The day was dawning as on Wednesday the 10th the student missionary and the eagerly-looked-for visitor, frost-covered and shivering, drove up to Mackenzie's barn. Mackenzie and his wife were just getting on the fires, and were not a little surprised at the early arrival of their distinguished guest. Embarrassment could not, however, remain long in any home where Dr. Ransom entered. Everybody but the indolent admired and loved him, and there seemed to be no circumstance or combination of circumstances but he could adapt himself to.
After breakfast Mr. Stewart was ready enough to get a few hours' rest, and having conferred with Mrs. Mackenzie regarding the readiness of the spare room for the Superintendent, he invited the latter to retire. "Did you think I came out here to get a sleep, my boy? When would we visit the field? No! no! thank you." Protests were again futile. "I have to meet two Committees on Saturday, in Winnipeg, and you must get me back to M—— Station in time for the 11.30 to-morrow morning. What about a horse? Can we get right away?"
"Ain't the old Doctor a horse to work," said MacKenzie to Stewart while hitching up his best driver.
Hurried but helpful and purposeful calls were made until it was time to return for the evening service. The visit that stands out most clearly in the Missionary's memory was one made at the noon-hour. Alex. McDonald's place was the one spot in the whole district where no man who had any respect for his stomach would ever dream of dining. Few, indeed, cared even to enter the dirty little shack. And so it was not to be wondered at that the Missionary was planning to pass McDonald's on the up trip, and to reach one of those bright, clean centres of hospitality that are usually to be found in even the most isolated district. But "the best laid plans of mice and men gang aft agley."

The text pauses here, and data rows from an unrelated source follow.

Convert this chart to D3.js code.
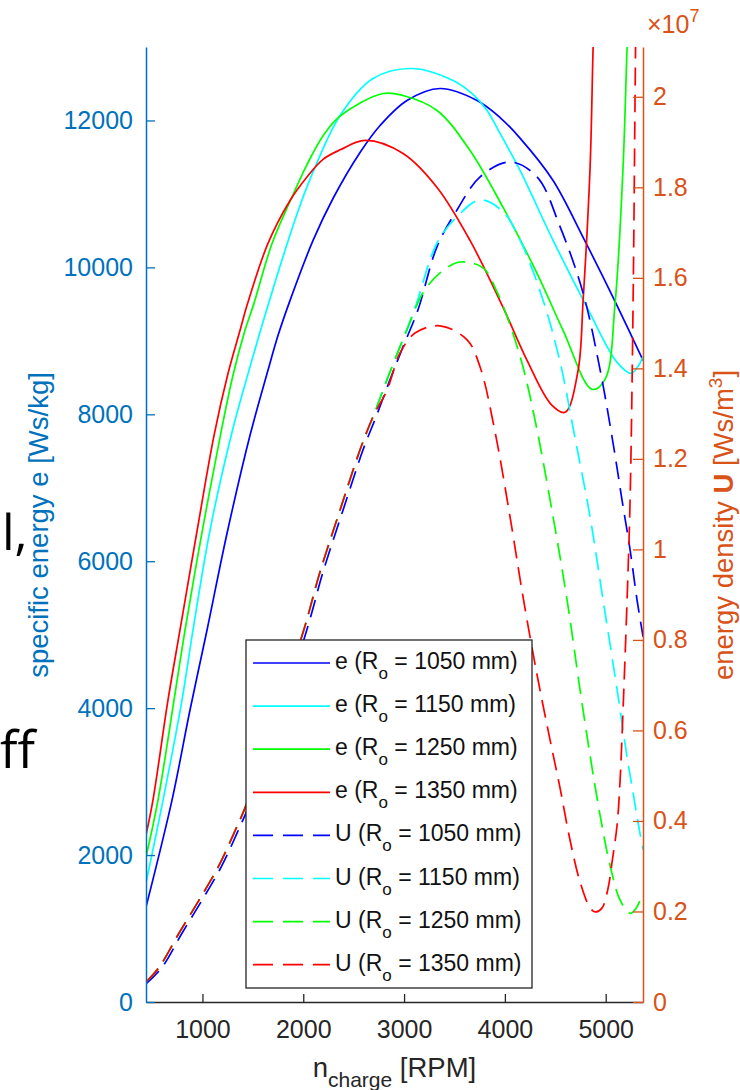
<!DOCTYPE html>
<html>
<head>
<meta charset="utf-8">
<script src="https://cdnjs.cloudflare.com/ajax/libs/d3/7.8.5/d3.min.js"></script>
<style>
  body { margin: 0; background: #fff; }
  svg { display: block; font-family: "Liberation Sans", Arial, sans-serif; }
</style>
</head>
<body>
<script>
const rpmTicks = [1000, 2000, 3000, 4000, 5000]
const eTicks = [0, 2000, 4000, 6000, 8000, 10000, 12000]
const uTicks = [0, 0.2, 0.4, 0.6, 0.8, 1, 1.2, 1.4, 1.6, 1.8, 2]
const uTickLabels = ['0', '0.2', '0.4', '0.6', '0.8', '1', '1.2', '1.4', '1.6', '1.8', '2']

const radii = [1050, 1150, 1250, 1350]
const colors = ['#0000ff', '#00ffff', '#00ff00', '#ff0000']

// specific energy e [Ws/kg], solid lines
const eRpm1050 = [440, 698, 876, 1045, 1244, 1472, 1650, 1750, 1869, 2097, 2295, 2563, 2762, 3029, 3357, 3724, 3952, 4150, 4478, 4776, 5073, 5371]
const e1050 = [1292, 2748, 3972, 5061, 6381, 7714, 8599, 9075, 9551, 10367, 10938, 11564, 11932, 12272, 12435, 12272, 12040, 11760, 11183, 10408, 9592, 8734]

const eRpm1150 = [440, 609, 797, 906, 1075, 1293, 1442, 1591, 1819, 1968, 2087, 2365, 2692, 3079, 3486, 3684, 3823, 3952, 4150, 4478, 4815, 5113, 5252, 5321, 5371]
const e1150 = [1619, 2748, 4109, 5061, 6422, 7755, 8503, 9211, 10231, 10843, 11265, 12068, 12571, 12707, 12544, 12354, 12136, 11823, 11319, 10367, 9455, 8707, 8558, 8653, 8789]

const eRpm1250 = [440, 559, 718, 827, 996, 1184, 1303, 1422, 1511, 1690, 1869, 2037, 2200, 2365, 2791, 2990, 3327, 3654, 3982, 4319, 4577, 4865, 4994, 5093, 5172, 5212, 5232]
const e1250 = [1973, 2748, 4109, 5061, 6395, 7755, 8531, 9143, 9510, 10326, 10900, 11400, 11800, 12060, 12367, 12340, 12136, 11591, 10816, 9918, 9143, 8340, 8476, 9510, 11360, 12979, 13600]

const eRpm1350 = [440, 509, 658, 777, 946, 1115, 1254, 1373, 1442, 1650, 1869, 2037, 2196, 2365, 2613, 2990, 3327, 3654, 3982, 4220, 4458, 4597, 4726, 4776, 4845, 4875, 4895]
const e1350 = [2272, 2748, 4109, 5061, 6408, 7714, 8558, 9143, 9483, 10326, 10911, 11230, 11470, 11600, 11728, 11550, 11088, 10367, 9455, 8734, 8136, 8027, 8598, 9551, 11360, 12979, 13770]

// energy density U [1e7 Ws/m^3], dashed lines
const uRpm1050 = [440, 600, 797, 996, 1185, 1343, 1482, 2035, 2196, 2395, 2593, 2722, 2861, 2990, 3139, 3327, 3525, 3754, 4050, 4319, 4547, 4775, 4944, 5073, 5162, 5242, 5311, 5371]
const u1050 = [0.040, 0.077, 0.152, 0.225, 0.298, 0.373, 0.446, 0.822, 0.950, 1.087, 1.220, 1.293, 1.375, 1.448, 1.530, 1.669, 1.750, 1.823, 1.856, 1.823, 1.713, 1.567, 1.397, 1.235, 1.109, 0.999, 0.888, 0.807]

// 1150, 1250 and 1350 share the same rising branch
const uRiseRpm = [440, 571, 767, 966, 1155, 1313, 1452, 2005, 2166, 2365, 2563, 2692]
const uRise = [0.044, 0.077, 0.152, 0.225, 0.298, 0.373, 0.446, 0.822, 0.950, 1.087, 1.220, 1.293]

const uTailRpm1150 = [2831, 2960, 3109, 3327, 3525, 3754, 3982, 4150, 4378, 4547, 4696, 4845, 4974, 5113, 5212, 5272, 5321, 5371]
const uTail1150 = [1.375, 1.448, 1.534, 1.677, 1.735, 1.772, 1.746, 1.684, 1.551, 1.414, 1.246, 1.072, 0.888, 0.690, 0.541, 0.462, 0.396, 0.336]

const uTailRpm1250 = [2831, 2960, 3029, 3188, 3357, 3555, 3783, 3922, 4051, 4180, 4319, 4478, 4617, 4746, 4845, 4944, 5043, 5143, 5242, 5301, 5371]
const uTail1250 = [1.375, 1.448, 1.485, 1.567, 1.611, 1.635, 1.622, 1.569, 1.496, 1.403, 1.264, 1.072, 0.888, 0.689, 0.545, 0.413, 0.302, 0.225, 0.196, 0.207, 0.241]

const uTailRpm1350 = [2831, 2960, 3109, 3357, 3625, 3754, 3902, 4051, 4180, 4319, 4448, 4547, 4646, 4746, 4845, 4895, 4964, 5024, 5063, 5113, 5143, 5172, 5212, 5242, 5272, 5291, 5301]
const uTail1350 = [1.352, 1.434, 1.478, 1.494, 1.463, 1.403, 1.260, 1.072, 0.895, 0.723, 0.579, 0.473, 0.358, 0.265, 0.208, 0.199, 0.208, 0.252, 0.309, 0.391, 0.491, 0.645, 0.888, 1.109, 1.551, 1.993, 2.214]

const eSeries = [
  d3.zip(eRpm1050, e1050),
  d3.zip(eRpm1150, e1150),
  d3.zip(eRpm1250, e1250),
  d3.zip(eRpm1350, e1350)
]
const uSeries = [
  d3.zip(uRpm1050, u1050),
  d3.zip(uRiseRpm.concat(uTailRpm1150), uRise.concat(uTail1150)),
  d3.zip(uRiseRpm.concat(uTailRpm1250), uRise.concat(uTail1250)),
  d3.zip(uRiseRpm.concat(uTailRpm1350), uRise.concat(uTail1350))
]

const w = 740
const h = 1090
const plotLeft = 146
const plotRight = 643
const plotTop = 47
const plotBottom = 1002

const blue = '#0072BD'
const orange = '#D95319'
const dark = '#262626'

const svg = d3.select('body')
  .append('svg')
  .attr('width', w)
  .attr('height', h)

const x = d3.scaleLinear().domain([440, 5370]).range([plotLeft, plotRight])
const yE = d3.scaleLinear().domain([0, 13000]).range([plotBottom, plotTop])
const yU = d3.scaleLinear().domain([0, 2.11]).range([plotBottom, plotTop])

svg.append('clipPath')
  .attr('id', 'plot-clip')
  .append('rect')
  .attr('x', plotLeft)
  .attr('y', plotTop)
  .attr('width', plotRight - plotLeft)
  .attr('height', plotBottom - plotTop)

const lineFor = (y) => d3.line()
  .x(d => x(d[0]))
  .y(d => y(d[1]))
  .curve(d3.curveCatmullRom.alpha(0.5))

const plot = svg.append('g').attr('clip-path', 'url(#plot-clip)')

plot.selectAll('.e-line')
  .data(eSeries)
  .enter()
  .append('path')
  .attr('class', 'e-line')
  .attr('fill', 'none')
  .attr('stroke', (d, i) => colors[i])
  .attr('stroke-width', 1.7)
  .attr('d', lineFor(yE))

plot.selectAll('.u-line')
  .data(uSeries)
  .enter()
  .append('path')
  .attr('class', 'u-line')
  .attr('fill', 'none')
  .attr('stroke', (d, i) => colors[i])
  .attr('stroke-width', 1.7)
  .attr('stroke-dasharray', '18,9')
  .attr('d', lineFor(yU))

// axes
const styleAxis = (g, color) => {
  g.attr('font-family', null)
    .attr('font-size', 25)
    .attr('color', color)
  g.select('.domain').attr('stroke-width', 1.5)
  g.selectAll('.tick line').attr('stroke-width', 1.3)
}

svg.append('g')
  .attr('transform', `translate(0,${plotBottom})`)
  .call(d3.axisBottom(x)
    .tickValues(rpmTicks)
    .tickFormat(d3.format('d'))
    .tickSizeInner(-8)
    .tickSizeOuter(0)
    .tickPadding(18))
  .call(g => styleAxis(g, dark))

svg.append('g')
  .attr('transform', `translate(${plotLeft},0)`)
  .call(d3.axisLeft(yE)
    .tickValues(eTicks)
    .tickFormat(d3.format('d'))
    .tickSizeInner(-9)
    .tickSizeOuter(0)
    .tickPadding(13))
  .call(g => styleAxis(g, blue))

svg.append('g')
  .attr('transform', `translate(${plotRight},0)`)
  .call(d3.axisRight(yU)
    .tickValues(uTicks)
    .tickFormat((d, i) => uTickLabels[i])
    .tickSizeInner(-10)
    .tickSizeOuter(0)
    .tickPadding(10))
  .call(g => styleAxis(g, orange))

// exponent of the right axis
const expo = svg.append('text')
  .attr('x', 647)
  .attr('y', 33)
  .attr('font-size', 25)
  .attr('fill', orange)
  .text('\u00d710')
expo.append('tspan')
  .attr('font-size', 18)
  .attr('dy', -11)
  .text('7')

// axis labels
svg.append('text')
  .attr('transform', 'translate(48,525) rotate(-90)')
  .attr('text-anchor', 'middle')
  .attr('font-size', 27.5)
  .attr('fill', blue)
  .text('specific energy e [Ws/kg]')

const uLabel = svg.append('text')
  .attr('transform', 'translate(733,525) rotate(-90)')
  .attr('text-anchor', 'middle')
  .attr('font-size', 27.5)
  .attr('fill', orange)
uLabel.append('tspan').text('energy density ')
uLabel.append('tspan').attr('font-weight', 'bold').text('U')
uLabel.append('tspan').text(' [Ws/m')
uLabel.append('tspan').attr('font-size', 19).attr('dy', -11).text('3')
uLabel.append('tspan').attr('dy', 11).text(']')

const xLabel = svg.append('text')
  .attr('x', (plotLeft + plotRight) / 2)
  .attr('y', 1077)
  .attr('text-anchor', 'middle')
  .attr('font-size', 27.5)
  .attr('fill', dark)
xLabel.append('tspan').text('n')
xLabel.append('tspan').attr('font-size', 21).attr('dy', 10).text('charge')
xLabel.append('tspan').attr('dy', -10).text(' [RPM]')

// legend
const legendItems = ['e', 'U'].flatMap(q => radii.map((r, i) => ({q: q, r: r, color: colors[i]})))
const rowY = (i) => 663 + i * 43.1

svg.append('rect')
  .attr('x', 246)
  .attr('y', 640)
  .attr('width', 286)
  .attr('height', 348)
  .attr('fill', '#fff')
  .attr('stroke', dark)
  .attr('stroke-width', 1.3)

const legend = svg.selectAll('.legend-row')
  .data(legendItems)
  .enter()
  .append('g')
  .attr('class', 'legend-row')

legend.append('line')
  .attr('x1', 253)
  .attr('x2', 330)
  .attr('y1', (d, i) => rowY(i))
  .attr('y2', (d, i) => rowY(i))
  .attr('stroke', d => d.color)
  .attr('stroke-width', 1.7)
  .attr('stroke-dasharray', d => d.q === 'U' ? '20,10' : null)

const legendText = legend.append('text')
  .attr('x', 335)
  .attr('y', (d, i) => rowY(i) + 6)
  .attr('font-size', 23)
  .attr('fill', '#111')
legendText.append('tspan').text(d => `${d.q} (R`)
legendText.append('tspan').attr('font-size', 17).attr('dy', 10).text('o')
legendText.append('tspan').attr('dy', -10).text(d => ` = ${d.r} mm)`)

// slide text showing at the left edge
svg.append('text')
  .attr('x', 2)
  .attr('y', 550)
  .style('font-family', '"Open Sans", sans-serif')
  .attr('font-size', 50)
  .attr('fill', '#000')
  .text('l,')

svg.append('text')
  .attr('x', 0)
  .attr('y', 768)
  .style('font-family', '"Open Sans", sans-serif')
  .attr('font-size', 52)
  .attr('fill', '#000')
  .text('ff')
</script>
</body>
</html>
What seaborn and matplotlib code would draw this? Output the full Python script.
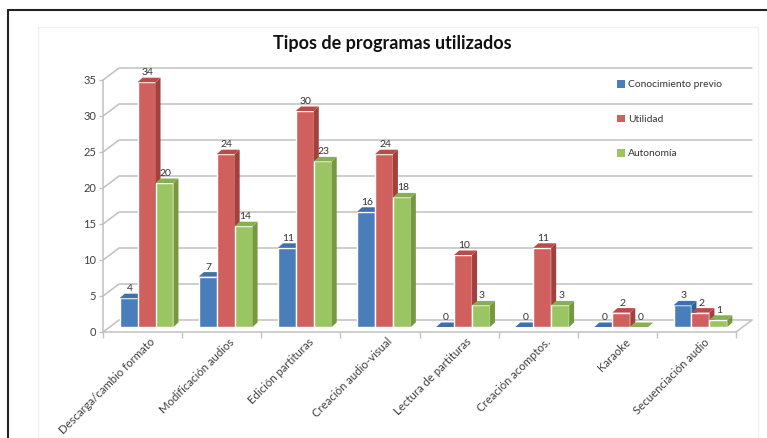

"Who lives in the shack on the hillside?" asked the Superintendent.
"A family named McDonald," was the reply, "but they never enter a church—-they live like pigs, and I think we had better leave calling there until we see how our time holds out."
"We'll go there for dinner," was the almost brusque response of the Superintendent. Stewart laughed incredulously.
"I don't think you could swallow a homoeopathic pill in that shack, Doctor."
"We'll go there for dinner, Mr. Stewart. It'll do them good."
"No finer missionary stands in shoe-leather than Caven Stewart" was a testimony that all who knew him heartily agreed with, but Stewart had an absolute horror of dirt, and it was with feelings of distressful anticipation that he dragged open McDonald's rickety apology for a gate, and drove across the rough swamp to the dilapidated shack on the hillside.